The Trump Group is offering a limited number of brokers’ clients the chance to peruse floor plans and pre-opening prices for The Estates at Acqualina’s north tower in Sunny Isles Beach. The catch: A prospective buyer must pay a $100,000 refundable deposit to get on the list.

Developer Jules Trump said he is limiting the offer to brokers his firm has dealt with before, and will cap the reservations at 15.

A buyer can use the deposit toward the cost of the unit, which Trump said will be offered at a discount to the select few. “It will be pre-opening prices, which are better than pre-construction prices,” he said, declining to provide the prices.

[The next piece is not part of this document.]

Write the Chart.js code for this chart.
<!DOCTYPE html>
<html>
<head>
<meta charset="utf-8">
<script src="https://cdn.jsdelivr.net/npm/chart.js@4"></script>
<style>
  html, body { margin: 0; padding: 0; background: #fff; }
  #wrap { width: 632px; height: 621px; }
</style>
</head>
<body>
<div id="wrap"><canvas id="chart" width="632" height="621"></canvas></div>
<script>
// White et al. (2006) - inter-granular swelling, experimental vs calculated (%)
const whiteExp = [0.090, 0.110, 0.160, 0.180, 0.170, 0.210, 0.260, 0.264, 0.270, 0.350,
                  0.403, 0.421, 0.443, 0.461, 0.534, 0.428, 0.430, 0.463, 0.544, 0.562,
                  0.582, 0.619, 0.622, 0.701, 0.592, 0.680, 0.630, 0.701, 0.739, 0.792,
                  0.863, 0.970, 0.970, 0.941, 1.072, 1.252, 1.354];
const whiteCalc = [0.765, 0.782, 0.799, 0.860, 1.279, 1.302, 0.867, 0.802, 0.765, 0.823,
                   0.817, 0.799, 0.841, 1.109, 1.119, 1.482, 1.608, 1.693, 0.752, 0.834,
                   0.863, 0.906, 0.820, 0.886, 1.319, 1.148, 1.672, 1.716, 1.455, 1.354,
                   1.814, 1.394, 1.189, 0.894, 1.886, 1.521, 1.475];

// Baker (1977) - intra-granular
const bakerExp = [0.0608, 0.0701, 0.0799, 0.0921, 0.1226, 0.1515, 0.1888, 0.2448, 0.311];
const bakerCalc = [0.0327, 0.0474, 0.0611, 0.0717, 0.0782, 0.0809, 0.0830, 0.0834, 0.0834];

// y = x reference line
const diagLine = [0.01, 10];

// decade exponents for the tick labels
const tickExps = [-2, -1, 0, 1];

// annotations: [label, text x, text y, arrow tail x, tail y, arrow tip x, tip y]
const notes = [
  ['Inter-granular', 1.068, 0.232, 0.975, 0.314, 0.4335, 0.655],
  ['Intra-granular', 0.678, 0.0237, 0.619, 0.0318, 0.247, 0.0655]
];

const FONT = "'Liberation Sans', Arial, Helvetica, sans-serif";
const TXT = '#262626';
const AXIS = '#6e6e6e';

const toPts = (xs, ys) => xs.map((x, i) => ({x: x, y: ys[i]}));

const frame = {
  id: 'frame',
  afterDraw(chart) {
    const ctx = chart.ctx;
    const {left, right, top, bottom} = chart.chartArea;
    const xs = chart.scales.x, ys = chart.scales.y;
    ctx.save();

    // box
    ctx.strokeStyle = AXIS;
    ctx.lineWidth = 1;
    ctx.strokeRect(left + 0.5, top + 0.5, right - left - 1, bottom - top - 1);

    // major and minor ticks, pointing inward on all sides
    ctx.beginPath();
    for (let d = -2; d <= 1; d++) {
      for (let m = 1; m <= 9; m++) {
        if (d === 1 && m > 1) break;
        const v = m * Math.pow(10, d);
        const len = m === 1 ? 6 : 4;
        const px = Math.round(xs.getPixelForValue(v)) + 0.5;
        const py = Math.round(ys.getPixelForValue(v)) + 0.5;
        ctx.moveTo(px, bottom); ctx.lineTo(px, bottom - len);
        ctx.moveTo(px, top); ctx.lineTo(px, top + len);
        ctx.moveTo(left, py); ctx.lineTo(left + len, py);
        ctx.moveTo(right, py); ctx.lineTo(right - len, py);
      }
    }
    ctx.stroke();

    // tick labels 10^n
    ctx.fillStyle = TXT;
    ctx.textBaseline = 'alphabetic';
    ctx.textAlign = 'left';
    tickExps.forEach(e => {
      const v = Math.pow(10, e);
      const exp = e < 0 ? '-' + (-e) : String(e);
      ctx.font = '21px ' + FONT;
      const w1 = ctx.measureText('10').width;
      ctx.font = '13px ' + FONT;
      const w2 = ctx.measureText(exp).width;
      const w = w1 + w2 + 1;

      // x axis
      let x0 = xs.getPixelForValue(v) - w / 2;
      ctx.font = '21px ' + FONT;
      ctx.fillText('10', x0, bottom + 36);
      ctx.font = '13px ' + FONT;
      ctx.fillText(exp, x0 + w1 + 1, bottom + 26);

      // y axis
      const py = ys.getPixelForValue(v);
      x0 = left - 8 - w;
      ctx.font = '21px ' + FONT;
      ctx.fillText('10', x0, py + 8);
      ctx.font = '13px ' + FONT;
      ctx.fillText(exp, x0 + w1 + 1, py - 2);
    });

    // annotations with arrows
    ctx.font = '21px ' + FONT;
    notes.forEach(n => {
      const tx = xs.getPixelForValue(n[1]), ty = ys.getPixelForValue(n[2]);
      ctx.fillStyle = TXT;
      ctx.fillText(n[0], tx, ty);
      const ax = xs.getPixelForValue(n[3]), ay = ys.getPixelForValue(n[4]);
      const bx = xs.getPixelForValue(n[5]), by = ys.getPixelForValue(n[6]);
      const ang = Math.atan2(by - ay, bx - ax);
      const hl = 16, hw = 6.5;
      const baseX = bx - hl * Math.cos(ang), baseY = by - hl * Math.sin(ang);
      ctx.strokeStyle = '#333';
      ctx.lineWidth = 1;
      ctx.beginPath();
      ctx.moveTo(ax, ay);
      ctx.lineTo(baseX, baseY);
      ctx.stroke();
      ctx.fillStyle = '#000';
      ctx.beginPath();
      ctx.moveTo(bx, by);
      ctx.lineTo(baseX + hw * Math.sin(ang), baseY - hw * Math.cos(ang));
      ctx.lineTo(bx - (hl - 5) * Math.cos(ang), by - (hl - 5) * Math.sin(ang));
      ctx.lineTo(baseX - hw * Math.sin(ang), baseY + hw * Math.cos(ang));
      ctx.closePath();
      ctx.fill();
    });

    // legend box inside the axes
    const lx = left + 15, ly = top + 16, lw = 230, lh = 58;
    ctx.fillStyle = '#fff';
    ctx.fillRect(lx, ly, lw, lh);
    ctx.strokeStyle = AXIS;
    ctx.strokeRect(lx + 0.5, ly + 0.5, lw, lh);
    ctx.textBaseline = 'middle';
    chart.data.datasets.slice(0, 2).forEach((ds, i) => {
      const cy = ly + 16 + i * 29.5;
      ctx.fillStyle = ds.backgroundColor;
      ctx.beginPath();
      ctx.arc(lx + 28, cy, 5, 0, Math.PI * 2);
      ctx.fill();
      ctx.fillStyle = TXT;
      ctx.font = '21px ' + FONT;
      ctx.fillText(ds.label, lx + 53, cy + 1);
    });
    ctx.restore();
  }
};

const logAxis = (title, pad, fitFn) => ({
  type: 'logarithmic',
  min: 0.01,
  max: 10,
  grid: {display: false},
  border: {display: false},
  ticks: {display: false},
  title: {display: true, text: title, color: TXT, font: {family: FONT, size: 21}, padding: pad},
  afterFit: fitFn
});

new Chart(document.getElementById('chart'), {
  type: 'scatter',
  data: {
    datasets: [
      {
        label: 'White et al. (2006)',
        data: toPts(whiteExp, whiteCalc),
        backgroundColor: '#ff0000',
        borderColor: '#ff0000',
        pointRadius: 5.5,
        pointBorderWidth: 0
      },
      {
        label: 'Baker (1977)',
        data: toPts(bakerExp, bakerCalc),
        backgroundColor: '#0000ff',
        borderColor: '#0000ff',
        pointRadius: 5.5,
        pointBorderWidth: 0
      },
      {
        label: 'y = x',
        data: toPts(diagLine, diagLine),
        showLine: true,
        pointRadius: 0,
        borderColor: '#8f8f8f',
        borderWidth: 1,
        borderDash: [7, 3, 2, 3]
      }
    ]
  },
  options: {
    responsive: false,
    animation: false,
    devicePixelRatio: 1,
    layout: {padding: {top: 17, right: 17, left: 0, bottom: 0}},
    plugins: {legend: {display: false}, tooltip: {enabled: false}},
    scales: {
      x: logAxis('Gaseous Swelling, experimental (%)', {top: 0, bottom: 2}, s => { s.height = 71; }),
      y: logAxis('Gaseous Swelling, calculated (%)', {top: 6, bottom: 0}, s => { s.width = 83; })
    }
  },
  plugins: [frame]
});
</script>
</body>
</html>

Units at The Estates at Acqualina south tower, which is now 70 percent pre-sold, range from $4.2 million to $35 million. Units will range from 2,917 square feet to 9,000 square feet, and from three to seven bedrooms. The project will also feature three single-family homes. Completion is expected in late 2020.

Construction is underway on both 50-story towers of the $1.6 billion project at 17901 Collins Avenue. In October, Trump signed a $600 million contract with Coastal Construction to complete both towers and the amenity villa of The Estates at Acqualina, ranking as the largest contract for a condominium project in South Florida.

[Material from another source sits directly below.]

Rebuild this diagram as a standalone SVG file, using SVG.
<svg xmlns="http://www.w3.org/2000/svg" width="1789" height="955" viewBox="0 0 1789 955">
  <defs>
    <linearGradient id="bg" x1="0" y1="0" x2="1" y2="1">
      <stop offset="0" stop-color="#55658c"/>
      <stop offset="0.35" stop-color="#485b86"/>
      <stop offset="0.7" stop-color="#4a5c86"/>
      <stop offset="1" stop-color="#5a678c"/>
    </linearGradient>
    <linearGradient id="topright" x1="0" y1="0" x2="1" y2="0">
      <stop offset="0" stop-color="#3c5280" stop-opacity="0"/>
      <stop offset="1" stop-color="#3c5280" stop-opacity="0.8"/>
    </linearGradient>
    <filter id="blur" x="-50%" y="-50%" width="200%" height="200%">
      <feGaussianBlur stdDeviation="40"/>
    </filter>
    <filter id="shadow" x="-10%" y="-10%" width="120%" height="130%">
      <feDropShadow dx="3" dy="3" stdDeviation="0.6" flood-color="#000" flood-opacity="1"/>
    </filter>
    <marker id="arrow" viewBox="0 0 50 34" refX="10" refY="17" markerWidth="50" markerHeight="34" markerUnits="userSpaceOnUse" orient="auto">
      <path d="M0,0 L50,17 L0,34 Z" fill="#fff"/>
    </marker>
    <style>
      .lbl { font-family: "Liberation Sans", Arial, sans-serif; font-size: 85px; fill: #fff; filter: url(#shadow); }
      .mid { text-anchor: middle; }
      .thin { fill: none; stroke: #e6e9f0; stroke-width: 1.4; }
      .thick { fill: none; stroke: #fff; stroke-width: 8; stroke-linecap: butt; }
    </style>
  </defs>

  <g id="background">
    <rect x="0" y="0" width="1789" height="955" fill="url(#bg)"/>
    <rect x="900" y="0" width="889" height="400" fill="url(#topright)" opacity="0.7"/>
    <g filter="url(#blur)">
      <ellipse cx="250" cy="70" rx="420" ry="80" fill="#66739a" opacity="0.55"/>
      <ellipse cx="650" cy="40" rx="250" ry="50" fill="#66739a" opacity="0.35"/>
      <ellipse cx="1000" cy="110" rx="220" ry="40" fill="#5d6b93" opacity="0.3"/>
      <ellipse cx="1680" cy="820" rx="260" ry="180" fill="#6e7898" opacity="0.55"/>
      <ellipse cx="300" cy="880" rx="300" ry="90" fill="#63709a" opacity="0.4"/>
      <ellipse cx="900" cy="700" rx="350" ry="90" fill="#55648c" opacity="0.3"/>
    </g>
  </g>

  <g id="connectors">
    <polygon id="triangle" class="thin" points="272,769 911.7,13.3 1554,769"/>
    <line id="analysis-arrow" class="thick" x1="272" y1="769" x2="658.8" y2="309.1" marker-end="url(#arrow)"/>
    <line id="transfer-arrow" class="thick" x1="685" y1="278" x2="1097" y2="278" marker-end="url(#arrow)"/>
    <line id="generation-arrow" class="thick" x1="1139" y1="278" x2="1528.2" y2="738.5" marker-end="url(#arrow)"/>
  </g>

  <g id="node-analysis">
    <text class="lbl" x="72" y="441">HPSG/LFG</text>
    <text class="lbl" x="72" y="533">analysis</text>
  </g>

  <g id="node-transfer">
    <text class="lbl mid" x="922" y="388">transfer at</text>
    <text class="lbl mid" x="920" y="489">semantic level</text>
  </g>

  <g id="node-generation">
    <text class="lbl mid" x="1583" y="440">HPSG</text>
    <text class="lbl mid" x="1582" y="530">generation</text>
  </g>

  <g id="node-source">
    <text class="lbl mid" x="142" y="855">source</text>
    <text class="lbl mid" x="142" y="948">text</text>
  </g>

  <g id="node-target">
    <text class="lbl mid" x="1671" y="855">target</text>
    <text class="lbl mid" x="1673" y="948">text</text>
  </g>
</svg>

Trump, (no relation to the president) said the marketing maneuver is geared to offer an advantage to loyal brokers, and isn’t a show of desperation amid a slow market for condo sales. The $100,000 refundable deposit will mean only serious buyers will apply.

“We appreciate those brokers who have been supportive and we’d rather see their clients get great deals, hence the idea,” he said.

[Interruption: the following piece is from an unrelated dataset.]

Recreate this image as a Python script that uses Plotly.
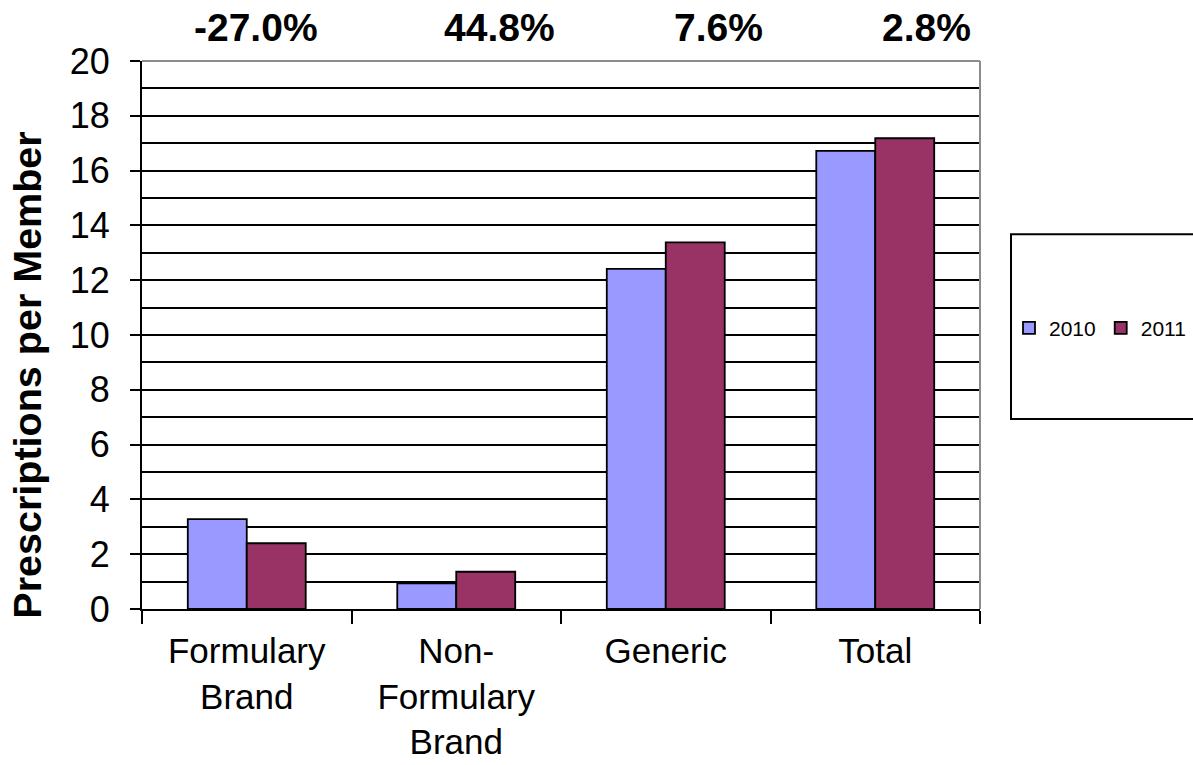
import plotly.graph_objects as go

# Prescriptions per member by drug category, 2010 vs 2011
categories = ["Formulary<br>Brand", "Non-<br>Formulary<br>Brand", "Generic", "Total"]
rx_2010 = [3.28, 0.94, 12.41, 16.72]
rx_2011 = [2.40, 1.36, 13.38, 17.18]
pct_change = ["-27.0%", "44.8%", "7.6%", "2.8%"]
pct_x = [0.136, 0.4266, 0.6874, 0.936]  # label centres across the plot width

FONT = "Arial, Liberation Sans, sans-serif"

fig = go.Figure()
fig.add_trace(go.Bar(
    name="2010", x=categories, y=rx_2010,
    marker=dict(color="#9999FF", line=dict(color="black", width=1.8)),
))
fig.add_trace(go.Bar(
    name="2011", x=categories, y=rx_2011,
    marker=dict(color="#993366", line=dict(color="black", width=1.8)),
))

# percentage change above each category
for txt, xp in zip(pct_change, pct_x):
    fig.add_annotation(
        x=xp, y=1.0615, xref="paper", yref="paper",
        text=f"<b>{txt}</b>", showarrow=False,
        xanchor="center", yanchor="middle",
        font=dict(family=FONT, size=39, color="black"),
    )

# y-axis title
fig.add_annotation(
    x=-0.1366, y=0.4268, xref="paper", yref="paper",
    text="<b>Prescriptions per Member</b>", showarrow=False,
    textangle=-90, xanchor="center", yanchor="middle",
    font=dict(family=FONT, size=39.5, color="black"),
)

# gray top/right border of the plot area
fig.add_shape(type="line", xref="paper", yref="paper", x0=0, x1=1, y0=1, y1=1,
              line=dict(color="#8c8c8c", width=2), layer="above")
fig.add_shape(type="line", xref="paper", yref="paper", x0=1, x1=1, y0=0, y1=1,
              line=dict(color="#8c8c8c", width=2), layer="above")

# legend frame
fig.add_shape(type="rect", xref="paper", yref="paper",
              x0=1.037, x1=1.27, y0=0.3465, y1=0.684,
              line=dict(color="black", width=2), fillcolor="rgba(0,0,0,0)")

fig.update_layout(
    width=1193, height=765,
    margin=dict(l=142, r=213, t=61, b=156, pad=0, autoexpand=False),
    paper_bgcolor="white", plot_bgcolor="white",
    barmode="group", bargap=0.437, bargroupgap=0,
    font=dict(family=FONT, color="black"),
    showlegend=True,
    legend=dict(
        orientation="h", x=1.0346, y=0.5125, xanchor="left", yanchor="middle",
        font=dict(family=FONT, size=21, color="black"),
        bgcolor="rgba(0,0,0,0)", borderwidth=0,
        itemwidth=30, traceorder="normal",
    ),
    xaxis=dict(
        showline=True, linecolor="black", linewidth=2,
        ticks="outside", ticklen=13, tickwidth=2, tickcolor="black",
        tickson="boundaries", showgrid=False,
        tickfont=dict(family=FONT, size=35, color="black"),
        ticklabelstandoff=10,
    ),
    yaxis=dict(
        range=[0, 20], dtick=2, tick0=0,
        showline=True, linecolor="black", linewidth=2,
        ticks="outside", ticklen=10, tickwidth=2, tickcolor="black",
        showgrid=True, gridcolor="black", gridwidth=1.6,
        zeroline=False,
        minor=dict(dtick=1, showgrid=True, gridcolor="black", gridwidth=1.6),
        tickfont=dict(family=FONT, size=36, color="black"),
        ticklabelstandoff=13,
    ),
)

fig.write_html("out.html")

Trump said November pre-sales numbers totaled $50 million at the south tower. Eight units sold, at prices ranging from $3.1 million to $12 million. The buyers included three from Florida, two from Mexico, one each from Argentina and Spain and one from a European country Trump declined to name.

The development will feature common areas created by Karl Lagerfeld.

The Estates at Acqualina will also include 50,000 square feet of amenities including a spa and fitness center with a boxing ring, an ice-skating rink, bowling lanes, movie theater, golfing and Formula One simulators, a speakeasy and cigar lounge. A restaurant is expected to be announced early next year.